René Bousquet mit à la tête du S.T.M.O. le colonel Charles Dupuy, ancien
officier au cabinet d'Edouard Daladier, qui était en outre en rapport
étroit avec le général Revers, lui-même, résistant important. Le colonel
Dupuy, interrogé le 22 août 1945 " sur l'action de M. Bousquet pour
suppléer par la création de forces paramilitaires à la suppression de
l'armée " confirme globalement l'ensemble des faits et déclarations : "

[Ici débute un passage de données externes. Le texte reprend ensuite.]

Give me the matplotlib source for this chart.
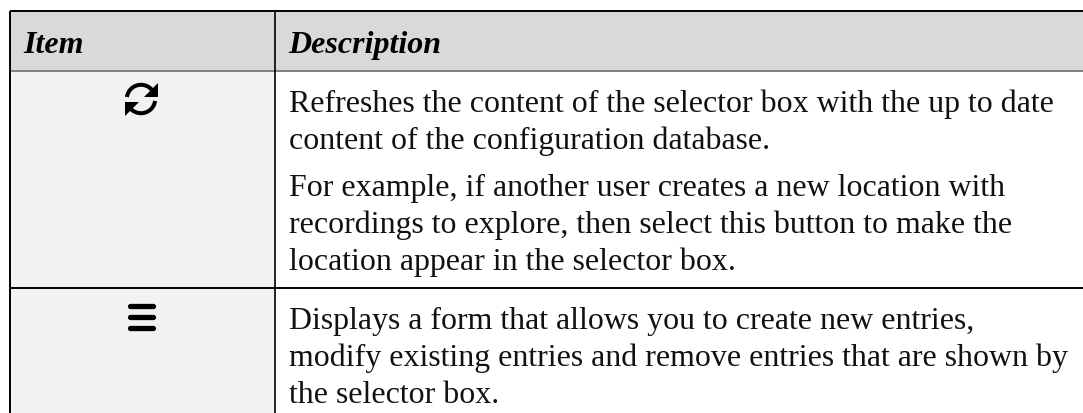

M. Bousquet a continué et développé cette politique. Il s'agit d'une
part de garder le plus grand nombre possible de militaires pour la
reprise éventuelle des hostilités et éviter leur déportation, d'autre
part d'éviter la livraison aux Allemands de tout le matériel de l'armée
d'armistice dissoute (le matériel déjà camouflé depuis 1940 restait
évidemment dans ses cachettes)... Cette politique a réussi puisqu'au
départ de M. Bousquet les G.M.R. étaient des unités excellentes (où de
nombreux sous-officiers rengagés servaient comme simples gardiens) qui
avaient un armement en armes automatiques égal et parfois supérieur aux
compagnies d'infanterie de l'armée d'armistice. La Garde était demeurée
une excellente troupe dont l'armement avait été complété et le
recrutement amélioré (notamment par l'incorporation de nombreux jeunes
saint-cyriens ou candidats
à
Saint-Cyr). Une grande partie du matériel de l'armée d'armistice
dissoute (vêtements, équipements, armes,
camions, munitions, vivres de l'intendance) au lieu d'être livrée aux
Allemands avait servi à équiper les G.M.R. et la Garde ou avait
constitué des magasins de réserve qui ont été plus tard livrés â la
Résistance. L'ensemble de ces troupes (G.M.R. et Garde) d'un effectif
voisin
de deux divisions pouvait aussi bien constituer une petite armée agissant
comme avant-garde d'une armée de débarquement ou servir à encadrer des
réservistes ou des volontaires au nombre de
120
à
150 000. Cette action a été menée à
bon terme malgré la défiance des Allemands
(qui à la fin contrôlaient ces forces absolument comme ils contrôlaient
auparavant l'armée d'armistice) grâce à l'habile activité de
M.
Bousquet qui n'hésitait pas à couvrir de son autorité des
dissimulations d'armes non autorisées et détenues clandestinement par
les G.M.R."
D'autres témoignages convergent tels ceux du général
Blois, ancien commandant de la première brigade de la
Garde : " Il est exact que M. Bousquet,
en me donnant des consignes verbales relatives
à la mission qui m'était confiée
à
Limoges, m'a précisé, en
présence
du préfet
régional, que
les troupes du maintien
de l'ordre
devaient s'abstenir d'entrer en conflit avec les éléments
de l'armée secrète qui ne troublait pas l'ordre public et que ma
véritable mission était
de ramener le calme
dans cette
région
et de mettre un frein si possible aux attentats contre les personnes et
contre les biens, étant entendu qu'il n'y avait, en dehors de Limoges,
aucune troupe allemande dans la région. "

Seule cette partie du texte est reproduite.